I don't think anyone can answer that question for you cktc but it's going to eat you up unless you ask him about it. Have you ever had any reason to question his honesty before?

curiositykilledthecat · 29/07/2005 13:55

They were in a corner in his office, he'd been having a sort out I think - he works from home a lot. I don't go in much - just to vacuum. He's obviously forgotten what's in there and how hurtful it could be.

OP posts:
Earlybird · 29/07/2005 13:59

What an awful thing to discover! I can completely understand how you feel confused and betrayed. It rocks the foundation of trust you have with another person to know that they haven't been completely honest. However, the entries in the diaries were 7 (?) years ago. I think you need to think about how he is with you now that he is your husband, the father of your child and fully committed to a family life with you.

IMO, you need to talk to him about it, but I would do it in a "I feel hurt/upset" way instead of an outraged, accusatory way. Good luck. I know how upsetting it can be, but it was a long time ago that he wrote those things.

tiredemma · 29/07/2005 13:59

I also wouldnt be able to keep quiet about it, it would eventually ruin my realtionship if i did as it would always be in the back of my mind.

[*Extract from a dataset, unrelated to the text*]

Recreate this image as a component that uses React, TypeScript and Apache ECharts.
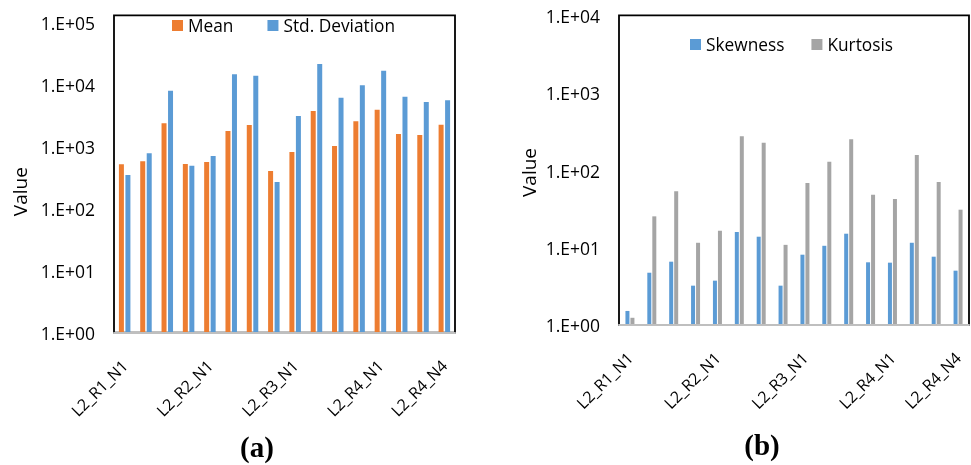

My Dp was unfaithful to me, numerous times at the beginning of our realtionship, at the time i didnt know and only found out when i was pregnant with ds1, if i had known i would of ended the relationship there and then, when i did find out i was outraged but glad i had it out with him face to face, (like you i found out from "sniffing" around).
I would not of been able to just find out about it and not get him to explain his reasons why he treated me with such disrespect, when i loved him.
We have been together 8 years now and he is wonderful, so maybe your DH has outgrown that "idiotic- i have women all around me " phrase, but i think if you keep it all in it will eventually destro you as you need answers.

tiredemma · 29/07/2005 14:00

why not leave them out, on the pages that you have seen, so he knows without you having to bring it up first that you have seen them?

Blu · 29/07/2005 14:03

Hmmm. From the bits you have quoted, he seems to have been keen on documanting himself quite fully - so if he HAD actually slep with anyone, he would have referred to it unambiguousy, I think. If he makes rference to your attractions in bed, he would have done the same with anone else he had slept with, don't you think?

I must admit that with such an active mental love life, I would think it a definite possibility that he had slept with one of them, but I do think the details would be there in the jotter, if he had! (and that he would then have been more meticulous in hiding / destroying them)

Stargazer · 29/07/2005 14:06

Hi CKTC

This is a very difficult situation. Reading someone's diary (even if they've said they don't mind) is dangerous territory. I used to keep a diary in which I confided everything - some of it really awful, but it helped me to straighten things out in my head. Maybe that's what your DH did.

I'd try to forget it if you are able. But if your every moment with your DH is going to be clouded by what you read, then you need to talk to him about it.

I know a friend who married for "undying love" had a passionate 4 years, but ended up divorced when he met someone else that he loved. I also have a friend who met someone, was friendly and in a relationship for sometime before marrying - not living together and still sort of on the look out for "the one". They are still together, have kids and are very happy. Maybe your DH realised that you are "the one", but took a little time to work it out.

I'm not sure if this has come across very well. But I do hope things work out okay for you both.